Son théâtre fit oublier qu'il fut un nouvelliste hors pair. Ce recueil le consacre pour moi comme l'un des plus grands écrivains américains.
Dans chacune de ces nouvelles, on retrouve le goût de Williams pour les marginaux : des poètes, des vierges folles, des saintes, des vagabonds vivent en dehors de l'ordre social et en payent pour cela le prix de leur vie. Williams les rend éternels, les sanctifie ; la méthophore christique est souvent présente signifiant l'expiation des péchés du monde par les marginaux.
Il y a d'abord ce boxeur manchot ; un magnifique adolescent qui s'engage dans la marine, devient champion de boxe puis perd son bras ; maudit, il sombre dans la prostitution et commet un meurtre.
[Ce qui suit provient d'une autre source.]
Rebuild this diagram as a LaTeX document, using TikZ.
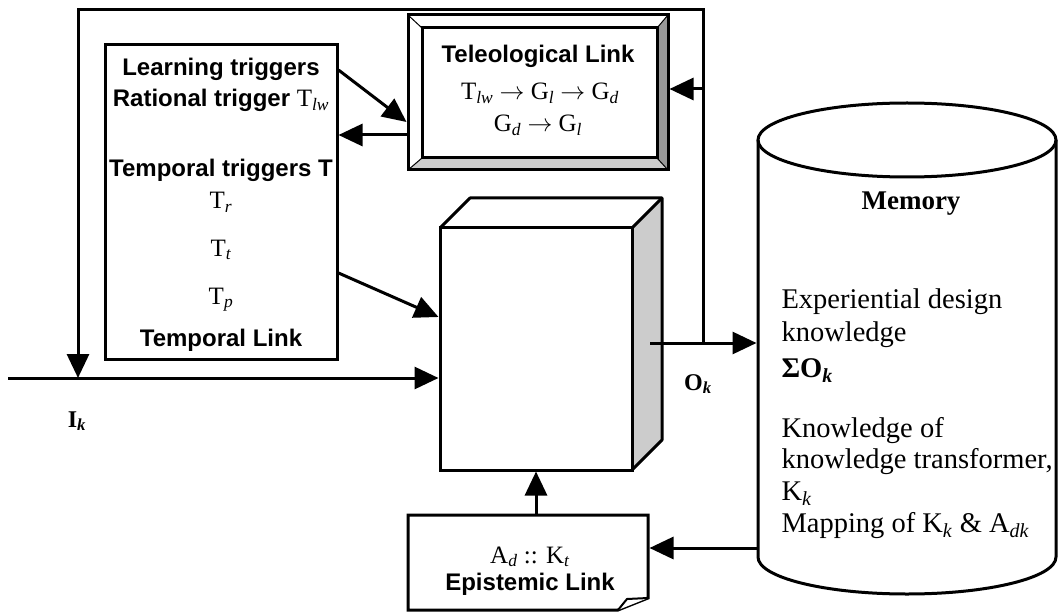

Arrêté, il découvre la douceur des sentiments et des regrets. Martyr moderne, un prêtre adoucit ses derniers instants...Un ouvrier marginal n'a plus que pour compagne une chatte trouvée dans la rue. Un poète parle aux enfants rassemblés sur la plage...Une vierge sexagénaire vit ses premiers émois avec un jeune écrivain dans un hôtel méxicain...Un blanc timide se fait masser de manière masochiste par un masseur noir...
Dans toutes ces histoires, il y a certains motifs récurrents comme dans le théâtre de Williams : l'homosexualité latente (la relation ambigüe entre le boxeur et le prêtre, le masochisme mortel entre le timide blanc et son masseur noir), la sexualité refoulée, la solitude tragique des poètes, la névrose...
Ces marginaux sont érigés en martyrs : la solitude, la folie deviennent des vecteurs de poésie intense ; on pense tout particulièrement aux Poèmes en prose de Baudelaire. La douleur, le tragique deviennent Art. Si la mort vient clôre rapidement la vie de ces errants, c'est pour mieux les rendre éternels. La prose de T. Williams est profondément humaine : il brosse des portraits cruels et fraternels de ces frères humains qui prennent leur envol vers la sainteté des esseulés.